### Work instructions
Can you set down, exactly as they appear below, the lines from the opening of the material through the one bearing "ha='center', va='bottom', fontsize=9.5, color='#1a1a1a')", minus the pictures?

** Begin Given data **

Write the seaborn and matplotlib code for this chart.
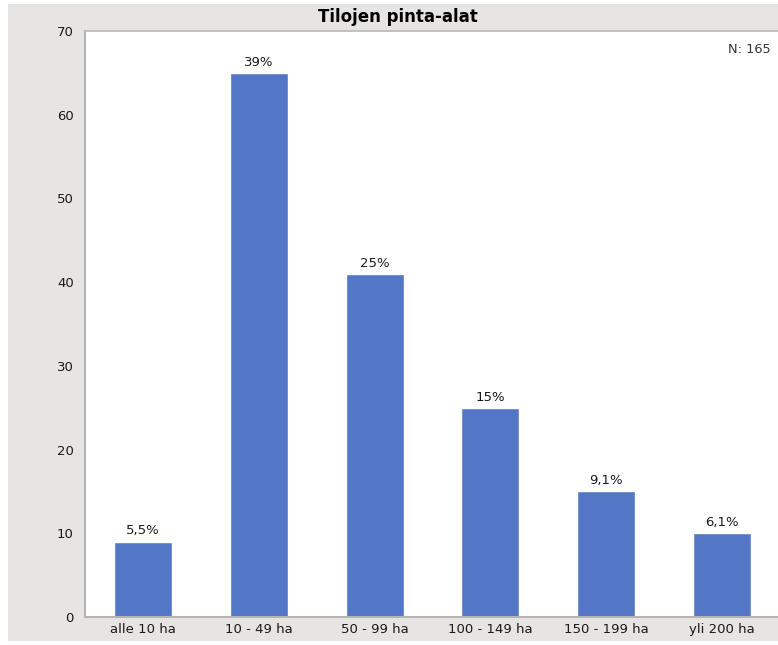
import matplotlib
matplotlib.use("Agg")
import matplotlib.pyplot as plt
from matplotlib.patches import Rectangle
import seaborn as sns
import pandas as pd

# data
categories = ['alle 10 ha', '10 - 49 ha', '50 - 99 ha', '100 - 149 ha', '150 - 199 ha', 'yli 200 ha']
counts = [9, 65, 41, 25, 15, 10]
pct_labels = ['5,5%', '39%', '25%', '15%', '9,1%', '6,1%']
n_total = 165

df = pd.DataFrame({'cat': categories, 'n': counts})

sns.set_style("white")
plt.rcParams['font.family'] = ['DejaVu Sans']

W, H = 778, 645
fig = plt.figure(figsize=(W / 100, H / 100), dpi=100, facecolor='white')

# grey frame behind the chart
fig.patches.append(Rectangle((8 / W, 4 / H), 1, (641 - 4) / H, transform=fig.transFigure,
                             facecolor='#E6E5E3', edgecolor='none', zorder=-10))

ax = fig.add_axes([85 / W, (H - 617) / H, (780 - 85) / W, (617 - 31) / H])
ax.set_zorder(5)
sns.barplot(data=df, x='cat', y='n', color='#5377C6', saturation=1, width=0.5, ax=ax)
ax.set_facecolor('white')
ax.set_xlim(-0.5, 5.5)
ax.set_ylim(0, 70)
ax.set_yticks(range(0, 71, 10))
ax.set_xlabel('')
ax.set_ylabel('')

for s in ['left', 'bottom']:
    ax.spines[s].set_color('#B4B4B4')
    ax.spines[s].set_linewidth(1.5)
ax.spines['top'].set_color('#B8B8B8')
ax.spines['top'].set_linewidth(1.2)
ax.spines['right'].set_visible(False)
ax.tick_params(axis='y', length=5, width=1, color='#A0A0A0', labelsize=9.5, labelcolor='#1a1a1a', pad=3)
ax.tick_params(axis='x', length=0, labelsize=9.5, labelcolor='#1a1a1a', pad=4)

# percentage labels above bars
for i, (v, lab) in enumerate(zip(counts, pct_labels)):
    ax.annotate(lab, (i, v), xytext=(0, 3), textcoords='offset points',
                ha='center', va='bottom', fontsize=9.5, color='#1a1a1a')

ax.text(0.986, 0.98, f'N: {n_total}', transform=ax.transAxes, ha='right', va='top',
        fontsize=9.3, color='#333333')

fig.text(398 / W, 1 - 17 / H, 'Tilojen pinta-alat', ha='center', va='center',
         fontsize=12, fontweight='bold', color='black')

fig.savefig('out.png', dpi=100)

** End Given data **

### Result of this task
Write the seaborn and matplotlib code for this chart.
import matplotlib
matplotlib.use("Agg")
import matplotlib.pyplot as plt
from matplotlib.patches import Rectangle
import seaborn as sns
import pandas as pd

# data
categories = ['alle 10 ha', '10 - 49 ha', '50 - 99 ha', '100 - 149 ha', '150 - 199 ha', 'yli 200 ha']
counts = [9, 65, 41, 25, 15, 10]
pct_labels = ['5,5%', '39%', '25%', '15%', '9,1%', '6,1%']
n_total = 165

df = pd.DataFrame({'cat': categories, 'n': counts})

sns.set_style("white")
plt.rcParams['font.family'] = ['DejaVu Sans']

W, H = 778, 645
fig = plt.figure(figsize=(W / 100, H / 100), dpi=100, facecolor='white')

# grey frame behind the chart
fig.patches.append(Rectangle((8 / W, 4 / H), 1, (641 - 4) / H, transform=fig.transFigure,
                             facecolor='#E6E5E3', edgecolor='none', zorder=-10))

ax = fig.add_axes([85 / W, (H - 617) / H, (780 - 85) / W, (617 - 31) / H])
ax.set_zorder(5)
sns.barplot(data=df, x='cat', y='n', color='#5377C6', saturation=1, width=0.5, ax=ax)
ax.set_facecolor('white')
ax.set_xlim(-0.5, 5.5)
ax.set_ylim(0, 70)
ax.set_yticks(range(0, 71, 10))
ax.set_xlabel('')
ax.set_ylabel('')

for s in ['left', 'bottom']:
    ax.spines[s].set_color('#B4B4B4')
    ax.spines[s].set_linewidth(1.5)
ax.spines['top'].set_color('#B8B8B8')
ax.spines['top'].set_linewidth(1.2)
ax.spines['right'].set_visible(False)
ax.tick_params(axis='y', length=5, width=1, color='#A0A0A0', labelsize=9.5, labelcolor='#1a1a1a', pad=3)
ax.tick_params(axis='x', length=0, labelsize=9.5, labelcolor='#1a1a1a', pad=4)

# percentage labels above bars
for i, (v, lab) in enumerate(zip(counts, pct_labels)):
    ax.annotate(lab, (i, v), xytext=(0, 3), textcoords='offset points',
                ha='center', va='bottom', fontsize=9.5, color='#1a1a1a')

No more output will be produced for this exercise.